Known and acknowledged.

The point I was trying to make was that in spirit and perhaps even in letter,  Emma Lazarus's words are actually what the Statue stands for today, not President Cleveland's Franco-American "entente tres cordiale" (do pardon my French!). And Ms. Lazarus' poem has far more in common with the Founding Fathers than Mr. Cleveland, other than the office of the President of the US of A.

French influence has been prevalent in the activities and policies of the US of A. Taken off my bookmarked collection,  random online pointers include, "The Stewardship Doctrine" [1] and  "The U.S. Constitution: America's most important export", an essay by Mr. Blaustein. [2]. There are many more.

And yet, I find it amusing to see a total lack of desire or even a logical connection between History & Geography and Current Affairs, among modern day Americans, especially the policy makers . Two subjects, on which the French have always ensured continued emphasis across the centuries.

We, as sentient entities, occupy time and space. Ergo, History & Geography. QED. Ignoring or not learning from the two,  tantamounts to denying existence.

A casual glance of the various histories of the various civilsations/nations, would bring to light almost identical situations, the US of A is facing. Even if they are restricted to that past 500 years. Islam & India. Enforced "Civilisation" by the British. The Middle East & the Ottoman Empire. Russia and its Asian influences, Sub-Saharan Africa & Europe, etc. Every one of them was a socio-economic phenomenon under a veneer of "the right kind of life".  And every one suffered, and more important, the "future" was not worth the price.

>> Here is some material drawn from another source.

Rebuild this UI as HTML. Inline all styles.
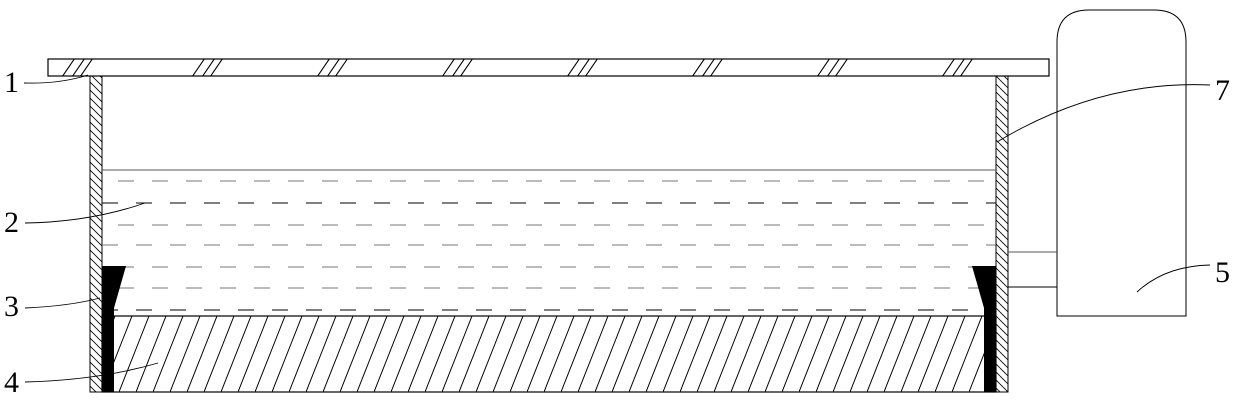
<!DOCTYPE html>
<html><head><meta charset="utf-8"><style>
html,body{margin:0;padding:0;background:#fff;}
svg{display:block}
text{font-family:"Liberation Serif",serif;font-size:30px;fill:#000}
</style></head><body>
<svg width="1239" height="404" viewBox="0 0 1239 404" xmlns="http://www.w3.org/2000/svg">
<defs>
<pattern id="wall" width="8" height="8" patternUnits="userSpaceOnUse">
<path d="M-2,-2 L10,10 M-2,6 L2,10 M6,-2 L10,2" stroke="#000" stroke-width="0.8"/>
</pattern>
<pattern id="bed" width="17" height="76" patternUnits="userSpaceOnUse" patternTransform="translate(102,316)">
<path d="M-34,76 L-4,0 M-17,76 L13,0 M0,76 L30,0" stroke="#000" stroke-width="1"/>
</pattern>
<clipPath id="lidc"><rect x="48" y="59" width="1001" height="17"/></clipPath>
</defs>
<!-- lid -->
<rect x="48" y="59" width="1001" height="17" fill="#fff" stroke="#000" stroke-width="1.2"/>
<g clip-path="url(#lidc)" stroke="#000" stroke-width="1.1">
<g id="hg"><path d="M62,77 L75,58 M72,77 L85,58 M80,77 L93,58"/></g>
<use href="#hg" x="130"/><use href="#hg" x="255"/><use href="#hg" x="380"/><use href="#hg" x="505"/><use href="#hg" x="630"/><use href="#hg" x="755"/><use href="#hg" x="880"/>
</g>
<!-- walls -->
<rect x="90" y="76" width="12" height="316" fill="url(#wall)" stroke="#000" stroke-width="1"/>
<rect x="996" y="76" width="12" height="316" fill="url(#wall)" stroke="#000" stroke-width="1"/>
<!-- water -->
<line x1="102" y1="170" x2="996" y2="170" stroke="#555" stroke-width="1"/>
<g stroke-width="1" stroke-dasharray="16,18">
<line x1="118" y1="181" x2="996" y2="181" stroke="#777"/>
<line x1="102" y1="203" x2="996" y2="203" stroke="#000"/>
<line x1="118" y1="225" x2="996" y2="225" stroke="#777"/>
<line x1="102" y1="245" x2="996" y2="245" stroke="#777"/>
<line x1="118" y1="267" x2="996" y2="267" stroke="#777"/>
<line x1="118" y1="288" x2="996" y2="288" stroke="#777"/>
<line x1="102" y1="310" x2="996" y2="310" stroke="#000"/>
</g>
<!-- bed -->
<rect x="102" y="316" width="894" height="76" fill="url(#bed)"/>
<rect x="102" y="316" width="894" height="76" fill="none" stroke="#000" stroke-width="1.2"/>
<!-- wedges -->
<path d="M102,266 L126,266 L114,308 L114,392 L102,392 Z" fill="#000"/>
<path d="M996,266 L972,266 L984,308 L984,392 L996,392 Z" fill="#000"/>
<!-- tank -->
<path d="M1057,316 L1057,42 Q1057,10 1089,10 L1154,10 Q1186,10 1186,42 L1186,316 Z" fill="#fff" stroke="#000" stroke-width="1"/>
<line x1="1008" y1="252" x2="1057" y2="252" stroke="#555" stroke-width="1"/>
<line x1="1008" y1="287" x2="1057" y2="287" stroke="#000" stroke-width="1"/>
<!-- leaders -->
<g fill="none" stroke="#000" stroke-width="0.9">
<path d="M24,83 Q60,84 88,75"/>
<path d="M25,223 Q90,222 145,203"/>
<path d="M25,308 Q70,306 100,298"/>
<path d="M25,382 Q100,380 158,363"/>
<path d="M1210,85 Q1100,80 997,142"/>
<path d="M1210,265 Q1165,266 1137,292"/>
</g>
<text x="4" y="92">1</text>
<text x="4" y="232">2</text>
<text x="4" y="316">3</text>
<text x="4" y="392">4</text>
<text x="1215" y="100">7</text>
<text x="1215" y="282">5</text>
</svg>
</body></html>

Or perhaps, there is after all a God, who chooses his people, and therefore, by definition,  outisde Time and Space.

********************
[1] http://www.conlaw.org/

[2] http://164.109.48.86/journals/itdhr/0304/ijde/blaustein.htm

KayJay
Friday, April 9, 2004

From the first post of Dennis I've started thinking about
his grandparents and how they probably had worse living
conditions than almost anyone today in any part of Eastern
Europe, and then he said it himself.

Anything that we consider as civilisation today was really
non existent only hundred years ago. As in Brave New
World by Huxley, model T can be looked as start of
modern world.

Hot running water, electricity, roads and cars, ambulance,
credit cards & retirement plans where unknown only few
generations ago. In USA and in France, as well as in
Cambodia or Iraq or anywhere else.

I've seen somewhere that Lenin was financed by German
secret service because he promised to end the war on
eastern front. The question is not did Russians like
communism more than the rest of us, but without USSR
would we have Internet today?

Did anyone found the movie The Gangs of New York one
stunning revelation?

Life is strange, life stinks and life is a miracle.

From some book: Francis Drake was a pirate to Spaniards, but when he returned to England, Queen Elizabeth knighted
him... It is little wonder that the pleas of the Spanish
ambassador for the return of the loot went unheeded.

Adam Smith: A smuggler is a person who "would have been,
in every respect, an excellent citizen had not the laws of his
country made that a crime which nature never meant to be
so." This is from Wealth of Nations, very popular read
among American smugglers at the time when it was published in 1776.

VPC
Friday, April 9, 2004

"Well maybe we'll lose it all some day, but we're also going to take out the savages that fly planes into buildings and desecrate human corpses while we're at it... "

How about people who drop experimental bombs on cities without warning?

http://www.andrew.h.lohmann.btinternet.co.uk/effects.htm

"Let he who is without sin cast the first stone."
Monday, April 12, 2004

let's get this straight. hard work didn't make the US what it is today, two world wars did.  The isolationist plocies the us indulged in until pearl harbour mean that while europe was being torn to peices, the us just hung back, profiting all the while.  Desipite the belife that america won the WW2,  britain had already stood a pounding that would have brocken most nations.  As did russia, where there were more casualties than any other country.  If you want to talk about "the land of the Free"  spare a though for those who made it great, the poms, and the reds.